Lesson: Insights provide the compass. Content markers and creatives need access to it to build targeted, results-driven content.

4. Give a reason to care.

Customers are driven by emotion first and foremost. Many marketers make the mistake of overlooking this fact, focusing instead on a brand’s offering and the superiority of their product or service.

But the best examples of marketing that works have people at their very core – messages stemming from powerful insights that speak to consumers on a deeper level, giving them a reason to care.

The latest Activia “It Starts Inside” campaign, fueled by insights created with GlobalWebIndex, is a prime example of how a brand can tap into the emotions of their audience. Taking this emotional advertising approach for the very first time, Activia’s inspiring campaign set out to “encourage women to achieve their full potential by overcoming their inner critic.”

The campaigns that are setting the standard in the industry were all born from having revealing insights at their core. This approach is the reason why Snickers’ ‘You’re not you when you’re hungry’ campaign was a major hit and skyrocketed to fame, for example.

With more and more of the world’s leading marketers recognizing the importance of appealing to consumer emotions, portraying this emotional offering to the creative is just as important as the challenge at hand.

5. Find out where they are.

Where are you going to connect with your audience?

“When briefing the creative, I need to be able to tell them where the consumer is”, says Tom Primrose.
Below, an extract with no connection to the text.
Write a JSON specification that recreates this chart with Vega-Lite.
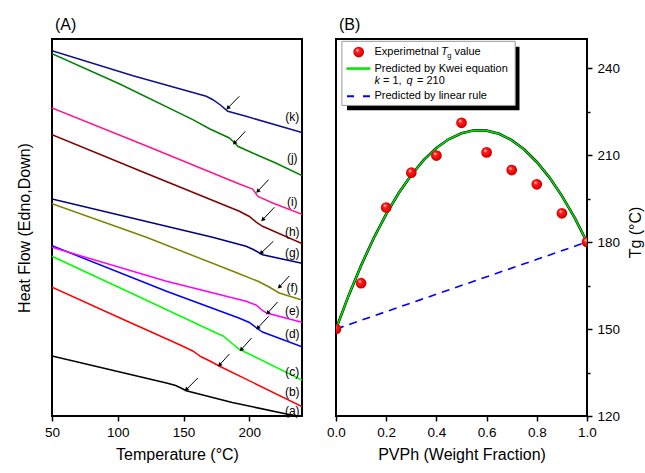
{
  "$schema": "https://vega.github.io/schema/vega-lite/v6.json",
  "padding": {"left": 15, "top": 16, "right": 0, "bottom": 0},
  "spacing": 22,
  "config": {
    "view": {"stroke": "black", "strokeWidth": 2},
    "font": "Liberation Sans",
    "axis": {"labelFont": "Liberation Sans", "titleFont": "Liberation Sans", "labelFontSize": 13.5, "titleFontSize": 16, "titleFontWeight": "normal", "labelColor": "black", "titleColor": "black", "tickColor": "black", "domain": false, "grid": false, "tickWidth": 1.5, "labelFlush": false, "labelOverlap": false},
    "title": {"fontSize": 16, "fontWeight": "normal", "anchor": "start", "frame": "group", "font": "Liberation Sans", "color": "black", "offset": 6, "dx": 3},
    "text": {"font": "Liberation Sans"}
  },
  "datasets": {
    "curves": [
      {"s":"a","T":50,"hf":60},{"s":"a","T":100,"hf":44.5},{"s":"a","T":137,"hf":33},{"s":"a","T":144,"hf":30.5},{"s":"a","T":148,"hf":28},{"s":"a","T":152,"hf":25.3},{"s":"a","T":187,"hf":13.5},{"s":"a","T":230,"hf":1.5},{"s":"a","T":240,"hf":-1.5},
      {"s":"b","T":50,"hf":128.7},{"s":"b","T":100,"hf":99},{"s":"b","T":147,"hf":71.3},{"s":"b","T":157,"hf":65},{"s":"b","T":163,"hf":59.5},{"s":"b","T":170,"hf":55},{"s":"b","T":177,"hf":50},{"s":"b","T":240,"hf":9.5},
      {"s":"c","T":50,"hf":159.7},{"s":"c","T":110,"hf":123},{"s":"c","T":172,"hf":84.7},{"s":"c","T":180,"hf":80},{"s":"c","T":186,"hf":73.5},{"s":"c","T":192,"hf":67},{"s":"c","T":240,"hf":36},
      {"s":"d","T":50,"hf":170.3},{"s":"d","T":137,"hf":124.7},{"s":"d","T":192,"hf":98},{"s":"d","T":200,"hf":93.5},{"s":"d","T":205,"hf":88.5},{"s":"d","T":210,"hf":84},{"s":"d","T":240,"hf":69.3},
      {"s":"e","T":50,"hf":168.7},{"s":"e","T":137,"hf":134.7},{"s":"e","T":197.5,"hf":114.7},{"s":"e","T":205,"hf":111},{"s":"e","T":210,"hf":105.5},{"s":"e","T":213,"hf":103},{"s":"e","T":240,"hf":93.8},
      {"s":"f","T":50,"hf":212.3},{"s":"f","T":121.7,"hf":178.7},{"s":"f","T":187,"hf":145},{"s":"f","T":207,"hf":134.5},{"s":"f","T":215,"hf":129},{"s":"f","T":222.7,"hf":123},{"s":"f","T":240,"hf":116},
      {"s":"g","T":50,"hf":217},{"s":"g","T":172,"hf":178.7},{"s":"g","T":197.5,"hf":169.7},{"s":"g","T":203,"hf":166.5},{"s":"g","T":210,"hf":161.3},{"s":"g","T":240,"hf":152.8},
      {"s":"h","T":50,"hf":281.3},{"s":"h","T":120,"hf":243.5},{"s":"h","T":192.4,"hf":204.7},{"s":"h","T":200,"hf":199.5},{"s":"h","T":206,"hf":193},{"s":"h","T":210,"hf":189.7},{"s":"h","T":240,"hf":172.5},
      {"s":"i","T":50,"hf":308},{"s":"i","T":120,"hf":271},{"s":"i","T":192.4,"hf":232},{"s":"i","T":202.5,"hf":227},{"s":"i","T":206.5,"hf":219.5},{"s":"i","T":217.7,"hf":213},{"s":"i","T":240,"hf":201.8},
      {"s":"j","T":50,"hf":362.3},{"s":"j","T":101.5,"hf":332},{"s":"j","T":157,"hf":296.3},{"s":"j","T":170,"hf":287},{"s":"j","T":184.8,"hf":278},{"s":"j","T":188,"hf":274},{"s":"j","T":191.5,"hf":269.5},{"s":"j","T":202.5,"hf":263},{"s":"j","T":220,"hf":253},{"s":"j","T":240,"hf":240.5},
      {"s":"k","T":50,"hf":365.3},{"s":"k","T":111.6,"hf":340.3},{"s":"k","T":167.2,"hf":319.7},{"s":"k","T":172,"hf":316.5},{"s":"k","T":178,"hf":311},{"s":"k","T":183.6,"hf":304.7},{"s":"k","T":197.5,"hf":299.7},{"s":"k","T":240,"hf":283.5}
    ],
    "arrows": [
      {"s":"a","T":152.0,"hf":26.3,"Tt":160.8,"hft":38},
      {"s":"b","T":177.3,"hf":51,"Tt":184.8,"hft":62},
      {"s":"c","T":193.7,"hf":66.3,"Tt":201.7,"hft":78},
      {"s":"d","T":206.3,"hf":88,"Tt":214.6,"hft":99.7},
      {"s":"e","T":213.9,"hf":103,"Tt":221.4,"hft":114},
      {"s":"f","T":222.7,"hf":129,"Tt":230.3,"hft":140},
      {"s":"g","T":208.9,"hf":163,"Tt":218.2,"hft":174.7},
      {"s":"h","T":210.1,"hf":196.3,"Tt":219,"hft":208.7},
      {"s":"i","T":206.3,"hf":224.7,"Tt":214.6,"hft":236.3},
      {"s":"j","T":188.6,"hf":273,"Tt":197,"hft":284.7},
      {"s":"k","T":183.6,"hf":308,"Tt":192.4,"hft":319.7}
    ],
    "labels": [
      {"t":"(a)","T":232.6,"hf":5},{"t":"(b)","T":232.6,"hf":24},{"t":"(c)","T":232.6,"hf":44},{"t":"(d)","T":232.6,"hf":82},{"t":"(e)","T":232.6,"hf":105},{"t":"(f)","T":232.6,"hf":128},{"t":"(g)","T":232.6,"hf":163},{"t":"(h)","T":232.6,"hf":184},{"t":"(i)","T":232.6,"hf":214},{"t":"(j)","T":232.6,"hf":258},{"t":"(k)","T":232.6,"hf":299}
    ],
    "exp": [
      {"w":0.0,"Tg":150},{"w":0.1,"Tg":165.8},{"w":0.2,"Tg":191.9},{"w":0.3,"Tg":203.9},{"w":0.4,"Tg":209.8},{"w":0.5,"Tg":221.1},{"w":0.6,"Tg":210.9},{"w":0.7,"Tg":204.8},{"w":0.8,"Tg":199.9},{"w":0.9,"Tg":189.9},{"w":1.0,"Tg":180}
    ],
    "kwei": [
      {"w":0,"Tg":150},{"w":0.05,"Tg":161.5},{"w":0.1,"Tg":171.9},{"w":0.15,"Tg":181.3},{"w":0.2,"Tg":189.6},{"w":0.25,"Tg":196.9},{"w":0.3,"Tg":203.1},{"w":0.35,"Tg":208.3},{"w":0.4,"Tg":212.4},{"w":0.45,"Tg":215.5},{"w":0.5,"Tg":217.5},{"w":0.55,"Tg":218.5},{"w":0.6,"Tg":218.4},{"w":0.65,"Tg":217.3},{"w":0.7,"Tg":215.1},{"w":0.75,"Tg":211.9},{"w":0.8,"Tg":207.6},{"w":0.85,"Tg":202.3},{"w":0.9,"Tg":195.9},{"w":0.95,"Tg":188.5},{"w":1.0,"Tg":180}
    ],
    "linear": [{"w":0,"Tg":150},{"w":1,"Tg":180}],
    "shadow": [{"w":0.044,"w2":0.731,"Tg":247.3,"Tg2":225.4}],
    "box": [{"w":0.0235,"w2":0.714,"Tg":249.2,"Tg2":227.1}],
    "legpt": [{"w":0.0904,"Tg":245.5}],
    "leggreen": [{"w":0.0414,"w2":0.137,"Tg":239.8}],
    "legblue": [{"w":0.0438,"w2":0.1355,"Tg":230.3}],
    "legtext": [
      {"w":0.1532,"Tg":245.5,"t":"Experimetnal"},{"w":0.4717,"Tg":245.5,"t":"value"},{"w":0.1532,"Tg":239.8,"t":"Predicted by Kwei equation"},{"w":0.1873,"Tg":235.4,"t":"= 1,"},{"w":0.3227,"Tg":235.4,"t":"= 210"},{"w":0.1532,"Tg":230.3,"t":"Predicted by linear rule"}
    ],
    "legital": [{"w":0.4183,"Tg":245.5,"t":"T"},{"w":0.1532,"Tg":235.4,"t":"k"},{"w":0.2805,"Tg":235.4,"t":"q"}],
    "legsub": [{"w":0.443,"Tg":244.3,"t":"g"}]
  },
  "hconcat": [
    {
      "width": 250,
      "height": 377,
      "title": "(A)",
      "layer": [
        {
          "data": {"name": "curves"},
          "mark": {"type": "line", "strokeWidth": 1.5, "clip": true},
          "encoding": {
            "x": {"field": "T", "type": "quantitative", "scale": {"domain": [50, 240], "nice": false, "zero": false},
                  "axis": {"title": "Temperature (°C)", "values": [50, 75, 100, 125, 150, 175, 200, 225], "labelExpr": "datum.value % 50 == 0 ? datum.label : ''", "tickSize": {"condition": {"test": "datum.value % 50 == 0", "value": 5}, "value": 3}, "labelPadding": 4, "titlePadding": 8}},
            "y": {"field": "hf", "type": "quantitative", "scale": {"domain": [0, 377], "nice": false, "zero": false},
                  "axis": {"title": "Heat Flow (Edno,Down)", "labels": false, "ticks": false, "titlePadding": 20}},
            "color": {"field": "s", "type": "nominal", "legend": null,
                      "scale": {"domain": ["a","b","c","d","e","f","g","h","i","j","k"], "range": ["#000000","#FF0000","#00FF00","#0000FF","#FF00FF","#808000","#000080","#800000","#FF1493","#008000","#10108C"]}},
            "detail": {"field": "s"}
          }
        },
        {
          "data": {"name": "arrows"},
          "mark": {"type": "rule", "color": "black", "strokeWidth": 1},
          "encoding": {"x": {"field": "T", "type": "quantitative"}, "y": {"field": "hf", "type": "quantitative"}, "x2": {"field": "Tt"}, "y2": {"field": "hft"}}
        },
        {
          "data": {"name": "arrows"},
          "mark": {"type": "point", "shape": "triangle-up", "angle": 225, "filled": true, "color": "black", "opacity": 1, "size": 22},
          "encoding": {"x": {"field": "T", "type": "quantitative"}, "y": {"field": "hf", "type": "quantitative"}}
        },
        {
          "data": {"name": "labels"},
          "mark": {"type": "text", "fontSize": 12, "color": "black", "align": "center", "baseline": "middle"},
          "encoding": {"x": {"field": "T", "type": "quantitative"}, "y": {"field": "hf", "type": "quantitative"}, "text": {"field": "t"}}
        }
      ]
    },
    {
      "width": 251,
      "height": 377,
      "title": "(B)",
      "layer": [
        {
          "data": {"name": "linear"},
          "mark": {"type": "line", "color": "#0000FF", "strokeWidth": 1.6, "strokeDash": [8, 6]},
          "encoding": {
            "x": {"field": "w", "type": "quantitative", "scale": {"domain": [0, 1], "nice": false},
                  "axis": {"title": "PVPh (Weight Fraction)", "values": [0, 0.1, 0.2, 0.3, 0.4, 0.5, 0.6, 0.7, 0.8, 0.9, 1.0], "format": ".1f", "labelExpr": "round(datum.value * 10) % 2 == 0 ? datum.label : ''", "tickSize": {"condition": {"test": "round(datum.value * 10) % 2 == 0", "value": 5}, "value": 3}, "labelPadding": 4, "titlePadding": 8}},
            "y": {"field": "Tg", "type": "quantitative", "scale": {"domain": [120, 250], "nice": false, "zero": false},
                  "axis": {"orient": "right", "title": "Tg (°C)", "titleAngle": 270, "titleY": 193, "titleAlign": "center", "values": [120, 135, 150, 165, 180, 195, 210, 225, 240], "labelExpr": "datum.value % 30 == 0 ? datum.label : ''", "tickSize": {"condition": {"test": "datum.value % 30 == 0", "value": 5}, "value": 3}, "labelPadding": 5, "titlePadding": 24}}
          }
        },
        {
          "data": {"name": "kwei"},
          "mark": {"type": "line", "color": "#000000", "strokeWidth": 2.6, "clip": true},
          "encoding": {"x": {"field": "w", "type": "quantitative"}, "y": {"field": "Tg", "type": "quantitative"}}
        },
        {
          "data": {"name": "kwei"},
          "mark": {"type": "line", "color": "#00E000", "strokeWidth": 1.6, "clip": true},
          "encoding": {"x": {"field": "w", "type": "quantitative"}, "y": {"field": "Tg", "type": "quantitative"}}
        },
        {
          "data": {"name": "exp"},
          "mark": {"type": "point", "filled": true, "opacity": 1, "size": 115, "clip": true, "strokeWidth": 0,
                   "fill": {"gradient": "radial", "x1": 0.35, "y1": 0.3, "r1": 0, "x2": 0.5, "y2": 0.5, "r2": 0.55, "stops": [{"offset": 0, "color": "#FFFFFF"}, {"offset": 0.3, "color": "#FF2020"}, {"offset": 0.8, "color": "#E00000"}, {"offset": 1, "color": "#A00000"}]}},
          "encoding": {"x": {"field": "w", "type": "quantitative"}, "y": {"field": "Tg", "type": "quantitative"}}
        },
        {
          "data": {"name": "shadow"},
          "mark": {"type": "rect", "color": "black"},
          "encoding": {"x": {"field": "w", "type": "quantitative"}, "x2": {"field": "w2"}, "y": {"field": "Tg", "type": "quantitative"}, "y2": {"field": "Tg2"}}
        },
        {
          "data": {"name": "box"},
          "mark": {"type": "rect", "fill": "white", "stroke": "#999999", "strokeWidth": 1},
          "encoding": {"x": {"field": "w", "type": "quantitative"}, "x2": {"field": "w2"}, "y": {"field": "Tg", "type": "quantitative"}, "y2": {"field": "Tg2"}}
        },
        {
          "data": {"name": "legpt"},
          "mark": {"type": "point", "filled": true, "opacity": 1, "size": 115, "strokeWidth": 0,
                   "fill": {"gradient": "radial", "x1": 0.35, "y1": 0.3, "r1": 0, "x2": 0.5, "y2": 0.5, "r2": 0.55, "stops": [{"offset": 0, "color": "#FFFFFF"}, {"offset": 0.3, "color": "#FF2020"}, {"offset": 0.8, "color": "#E00000"}, {"offset": 1, "color": "#A00000"}]}},
          "encoding": {"x": {"field": "w", "type": "quantitative"}, "y": {"field": "Tg", "type": "quantitative"}}
        },
        {
          "data": {"name": "leggreen"},
          "mark": {"type": "rule", "color": "#00E600", "strokeWidth": 2.5},
          "encoding": {"x": {"field": "w", "type": "quantitative"}, "x2": {"field": "w2"}, "y": {"field": "Tg", "type": "quantitative"}}
        },
        {
          "data": {"name": "legblue"},
          "mark": {"type": "rule", "color": "#0000FF", "strokeWidth": 2, "strokeDash": [7, 9]},
          "encoding": {"x": {"field": "w", "type": "quantitative"}, "x2": {"field": "w2"}, "y": {"field": "Tg", "type": "quantitative"}}
        },
        {
          "data": {"name": "legtext"},
          "mark": {"type": "text", "fontSize": 11, "color": "black", "align": "left", "baseline": "middle"},
          "encoding": {"x": {"field": "w", "type": "quantitative"}, "y": {"field": "Tg", "type": "quantitative"}, "text": {"field": "t"}}
        },
        {
          "data": {"name": "legital"},
          "mark": {"type": "text", "fontSize": 11, "fontStyle": "italic", "color": "black", "align": "left", "baseline": "middle"},
          "encoding": {"x": {"field": "w", "type": "quantitative"}, "y": {"field": "Tg", "type": "quantitative"}, "text": {"field": "t"}}
        },
        {
          "data": {"name": "legsub"},
          "mark": {"type": "text", "fontSize": 7.5, "color": "black", "align": "left", "baseline": "middle"},
          "encoding": {"x": {"field": "w", "type": "quantitative"}, "y": {"field": "Tg", "type": "quantitative"}, "text": {"field": "t"}}
        }
      ]
    }
  ]
}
Communicating this information is key for the creative to come up with ideas that fit with the platforms, channels and behaviors in mind.

Tom explains how this ensures no opportunities are missed and every idea has an audience-centric focus: “For one brand recently, we saw that Pinterest was massively over-indexing for their audience – I explained this to the creative who had a great idea around how we could use Pinterest in a really unique way.”